* _Available data_
+===+

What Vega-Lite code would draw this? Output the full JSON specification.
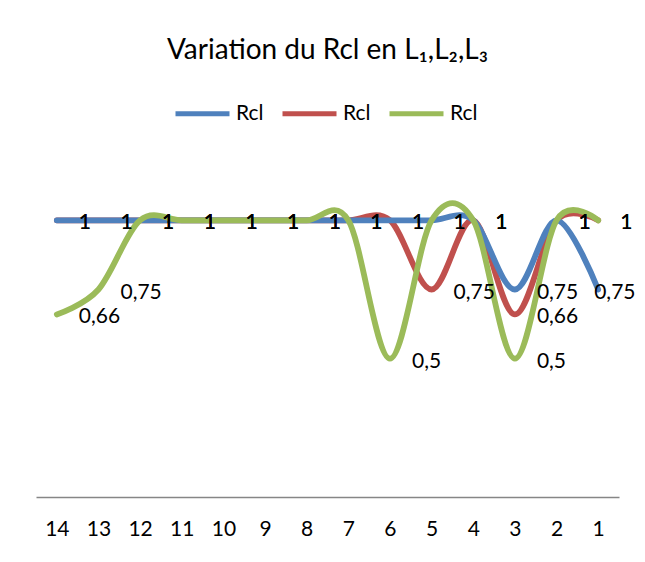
{
  "$schema": "https://vega.github.io/schema/vega-lite/v6.json",
  "width": 583,
  "height": 332,
  "autosize": {"type": "none"},
  "padding": {"left": 36, "top": 165, "right": 26, "bottom": 65},
  "background": "white",
  "config": {
    "font": "Lato",
    "view": {"stroke": null},
    "locale": {"number": {"decimal": ",", "thousands": " ", "grouping": [3], "currency": ["", " €"]}}
  },
  "title": {"text": "Variation du Rcl en L₁,L₂,L₃", "fontSize": 28, "fontWeight": "normal", "color": "black", "anchor": "middle", "frame": "group", "offset": 19},
  "data": {"values": [
    {"x": 14, "s": "b", "v": 1}, {"x": 13, "s": "b", "v": 1}, {"x": 12, "s": "b", "v": 1}, {"x": 11, "s": "b", "v": 1}, {"x": 10, "s": "b", "v": 1}, {"x": 9, "s": "b", "v": 1}, {"x": 8, "s": "b", "v": 1}, {"x": 7, "s": "b", "v": 1}, {"x": 6, "s": "b", "v": 1}, {"x": 5, "s": "b", "v": 0.75}, {"x": 4, "s": "b", "v": 1}, {"x": 3, "s": "b", "v": 0.66}, {"x": 2, "s": "b", "v": 1}, {"x": 1, "s": "b", "v": 1},
    {"x": 14, "s": "a", "v": 1}, {"x": 13, "s": "a", "v": 1}, {"x": 12, "s": "a", "v": 1}, {"x": 11, "s": "a", "v": 1}, {"x": 10, "s": "a", "v": 1}, {"x": 9, "s": "a", "v": 1}, {"x": 8, "s": "a", "v": 1}, {"x": 7, "s": "a", "v": 1}, {"x": 6, "s": "a", "v": 1}, {"x": 5, "s": "a", "v": 1}, {"x": 4, "s": "a", "v": 1}, {"x": 3, "s": "a", "v": 0.75}, {"x": 2, "s": "a", "v": 1}, {"x": 1, "s": "a", "v": 0.75},
    {"x": 14, "s": "c", "v": 0.66}, {"x": 13, "s": "c", "v": 0.75}, {"x": 12, "s": "c", "v": 1}, {"x": 11, "s": "c", "v": 1}, {"x": 10, "s": "c", "v": 1}, {"x": 9, "s": "c", "v": 1}, {"x": 8, "s": "c", "v": 1}, {"x": 7, "s": "c", "v": 1}, {"x": 6, "s": "c", "v": 0.5}, {"x": 5, "s": "c", "v": 1}, {"x": 4, "s": "c", "v": 1}, {"x": 3, "s": "c", "v": 0.5}, {"x": 2, "s": "c", "v": 1}, {"x": 1, "s": "c", "v": 1}
  ]},
  "encoding": {
    "x": {"field": "x", "type": "ordinal", "sort": "descending",
      "axis": {"title": null, "labelAngle": 0, "ticks": false, "domainColor": "#868686", "domainWidth": 1.5, "labelFontSize": 21, "labelColor": "black", "labelPadding": 21}},
    "y": {"field": "v", "type": "quantitative", "scale": {"domain": [0, 1.2], "nice": false, "zero": true}, "axis": null}
  },
  "layer": [
    {
      "mark": {"type": "line", "interpolate": "cardinal", "strokeWidth": 5.8, "strokeCap": "round", "strokeJoin": "round"},
      "encoding": {
        "color": {"field": "s", "type": "nominal",
          "scale": {"domain": ["a", "b", "c"], "range": ["#4F81BD", "#C0504D", "#9BBB59"]},
          "legend": {"title": null, "orient": "none", "legendX": 137, "legendY": -81, "direction": "horizontal", "labelExpr": "'Rcl'", "symbolType": "stroke", "symbolSize": 2916, "symbolStrokeWidth": 5, "labelFontSize": 21, "labelColor": "black", "labelOffset": 4, "columnPadding": 8}}
      }
    },
    {
      "transform": [{"filter": "!(datum.s == 'a' && datum.x == 1)"}],
      "mark": {"type": "text", "align": "left", "baseline": "middle", "dx": 22, "dy": 3, "fontSize": 21, "color": "black"},
      "encoding": {"text": {"field": "v", "type": "quantitative", "format": "~g"}}
    },
    {
      "transform": [{"filter": "datum.s == 'a' && datum.x == 1"}],
      "mark": {"type": "text", "align": "left", "baseline": "middle", "dx": -4, "dy": 3, "fontSize": 21, "color": "black"},
      "encoding": {"text": {"field": "v", "type": "quantitative", "format": "~g"}}
    }
  ]
}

+===+

* _Aim_
Without the pictures, retype the whole of the material above exactly.

* _Reply to the task_
What Vega-Lite code would draw this? Output the full JSON specification.
{
  "$schema": "https://vega.github.io/schema/vega-lite/v6.json",
  "width": 583,
  "height": 332,
  "autosize": {"type": "none"},
  "padding": {"left": 36, "top": 165, "right": 26, "bottom": 65},
  "background": "white",
  "config": {
    "font": "Lato",
    "view": {"stroke": null},
    "locale": {"number": {"decimal": ",", "thousands": " ", "grouping": [3], "currency": ["", " €"]}}
  },
  "title": {"text": "Variation du Rcl en L₁,L₂,L₃", "fontSize": 28, "fontWeight": "normal", "color": "black", "anchor": "middle", "frame": "group", "offset": 19},
  "data": {"values": [
    {"x": 14, "s": "b", "v": 1}, {"x": 13, "s": "b", "v": 1}, {"x": 12, "s": "b", "v": 1}, {"x": 11, "s": "b", "v": 1}, {"x": 10, "s": "b", "v": 1}, {"x": 9, "s": "b", "v": 1}, {"x": 8, "s": "b", "v": 1}, {"x": 7, "s": "b", "v": 1}, {"x": 6, "s": "b", "v": 1}, {"x": 5, "s": "b", "v": 0.75}, {"x": 4, "s": "b", "v": 1}, {"x": 3, "s": "b", "v": 0.66}, {"x": 2, "s": "b", "v": 1}, {"x": 1, "s": "b", "v": 1},
    {"x": 14, "s": "a", "v": 1}, {"x": 13, "s": "a", "v": 1}, {"x": 12, "s": "a", "v": 1}, {"x": 11, "s": "a", "v": 1}, {"x": 10, "s": "a", "v": 1}, {"x": 9, "s": "a", "v": 1}, {"x": 8, "s": "a", "v": 1}, {"x": 7, "s": "a", "v": 1}, {"x": 6, "s": "a", "v": 1}, {"x": 5, "s": "a", "v": 1}, {"x": 4, "s": "a", "v": 1}, {"x": 3, "s": "a", "v": 0.75}, {"x": 2, "s": "a", "v": 1}, {"x": 1, "s": "a", "v": 0.75},
    {"x": 14, "s": "c", "v": 0.66}, {"x": 13, "s": "c", "v": 0.75}, {"x": 12, "s": "c", "v": 1}, {"x": 11, "s": "c", "v": 1}, {"x": 10, "s": "c", "v": 1}, {"x": 9, "s": "c", "v": 1}, {"x": 8, "s": "c", "v": 1}, {"x": 7, "s": "c", "v": 1}, {"x": 6, "s": "c", "v": 0.5}, {"x": 5, "s": "c", "v": 1}, {"x": 4, "s": "c", "v": 1}, {"x": 3, "s": "c", "v": 0.5}, {"x": 2, "s": "c", "v": 1}, {"x": 1, "s": "c", "v": 1}
  ]},
  "encoding": {
    "x": {"field": "x", "type": "ordinal", "sort": "descending",
      "axis": {"title": null, "labelAngle": 0, "ticks": false, "domainColor": "#868686", "domainWidth": 1.5, "labelFontSize": 21, "labelColor": "black", "labelPadding": 21}},
    "y": {"field": "v", "type": "quantitative", "scale": {"domain": [0, 1.2], "nice": false, "zero": true}, "axis": null}
  },
  "layer": [
    {
      "mark": {"type": "line", "interpolate": "cardinal", "strokeWidth": 5.8, "strokeCap": "round", "strokeJoin": "round"},
      "encoding": {
        "color": {"field": "s", "type": "nominal",
          "scale": {"domain": ["a", "b", "c"], "range": ["#4F81BD", "#C0504D", "#9BBB59"]},
          "legend": {"title": null, "orient": "none", "legendX": 137, "legendY": -81, "direction": "horizontal", "labelExpr": "'Rcl'", "symbolType": "stroke", "symbolSize": 2916, "symbolStrokeWidth": 5, "labelFontSize": 21, "labelColor": "black", "labelOffset": 4, "columnPadding": 8}}
      }
    },
    {
      "transform": [{"filter": "!(datum.s == 'a' && datum.x == 1)"}],
      "mark": {"type": "text", "align": "left", "baseline": "middle", "dx": 22, "dy": 3, "fontSize": 21, "color": "black"},
      "encoding": {"text": {"field": "v", "type": "quantitative", "format": "~g"}}
    },
    {
      "transform": [{"filter": "datum.s == 'a' && datum.x == 1"}],
      "mark": {"type": "text", "align": "left", "baseline": "middle", "dx": -4, "dy": 3, "fontSize": 21, "color": "black"},
      "encoding": {"text": {"field": "v", "type": "quantitative", "format": "~g"}}
    }
  ]
}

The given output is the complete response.